4 of 4 people found the following review helpful
2.0 out of 5 stars
A thin, unrepresentative slice of life, Oct 19 2008
By Harry Eagar - Published on Amazon.com
This review is from: The American 1890s-PB (Paperback)
This book, no doubt intended for college survey courses, is misnamed. It is not about the American 1890s but about an unrepresentative slice of them: the aspirant and financially comfortable, if politically and socially nervous, middle classes. A surprising number of the selections deal with college -- from Teddy Roosevelt's "The College Graduate and Public Life" to Annie Payson Call's almost unbelievably dumb "The Greatest Need of College Girls."
In the 1890s, most people didn't even go to high school, much less college. Warren Harding, who lived in the prosperous town of Marion, Ohio, which had 10,000 inhabitants, was one of only 10 high school graduates his year.
Missing from the survey is any sign of ordinary folks: there are no articles from newspapers and certainly not from the Police Gazette; none from the very influential religious press; none from the numerous Socialist, radical and farmer magazines.
What we are given is a selection from the would-be serious magazines like The Critic, Scribner's, Atlantic Monthly and Harper's, some of which are still around and still have approximately the same kind of limited readership they had in 1895: typical of nothing much.
This is not to say that some of the selections are not interesting, although for about half, the main interest is in seeing how silly and trivial our great-grandparents could be.
Susan B. Anthony's "The Status of Woman" from the Arena has merit, and so does Simon Pokagan's "The Future of the Red Man" from Forum.
"The Gospel of Relaxation" by William James in Scribner's will do nothing to enhance his reputation, but the fact that he delivered this tedious lecture many times must reveal something.
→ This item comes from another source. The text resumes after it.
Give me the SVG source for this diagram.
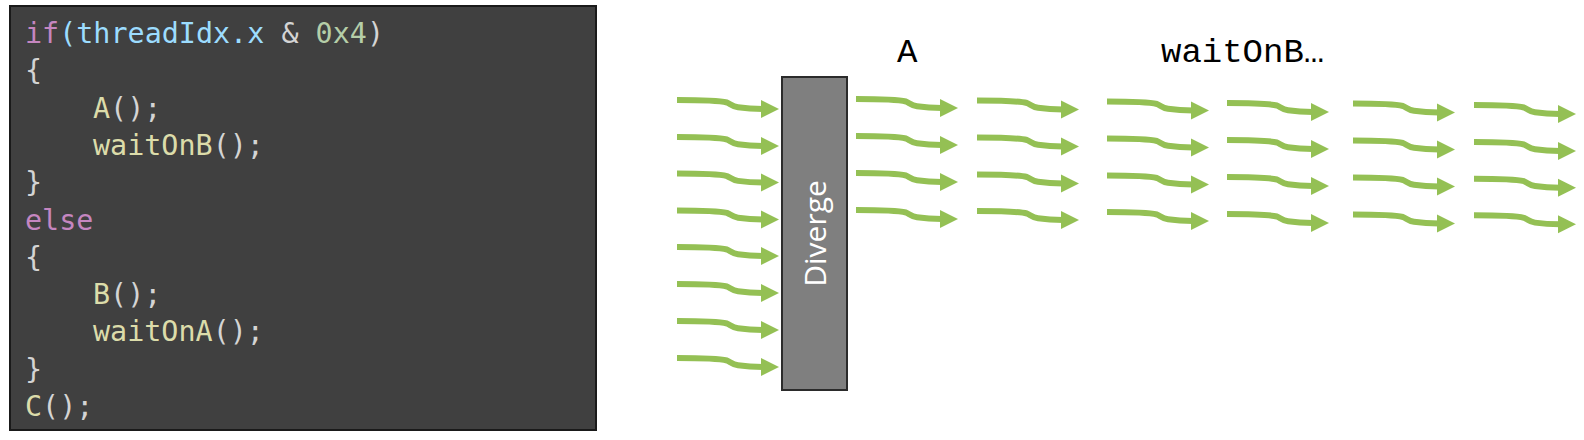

I suppose we are intended to draw conclusions about the American 1890s after reading this selection, but it cannot be done. And the editors are no help.
Although they are politically correct (the vocabulary will leap out within the first few paragraphs of their introduction) and so overselect those who would "resist a dominant culture," they choose voices that were, from their own low-status experiences, like W.E.B du Bous, as aspirant as the troubled white middle class magazine subscribers who the editors so obviously find unappealing.
However, they then place these challengers in a false position, as punch-pulling compromisers. Maybe they were, but it is not true, as Susan Harris and Melanie Dawson assert, that it was "rare and difficult to speak against a dominant society." These were the years when, to take one example among thousands, the Single-Taxer Henry George was running for mayor of New York City and selling his radical books by the hundreds of thousands.
Such voices were rare to non-existent in the pages of the Chautauquan, but they were noisy, vibrant, courageous, cranky, goofy, wonderful, serious and everywhere in the real American 1890s.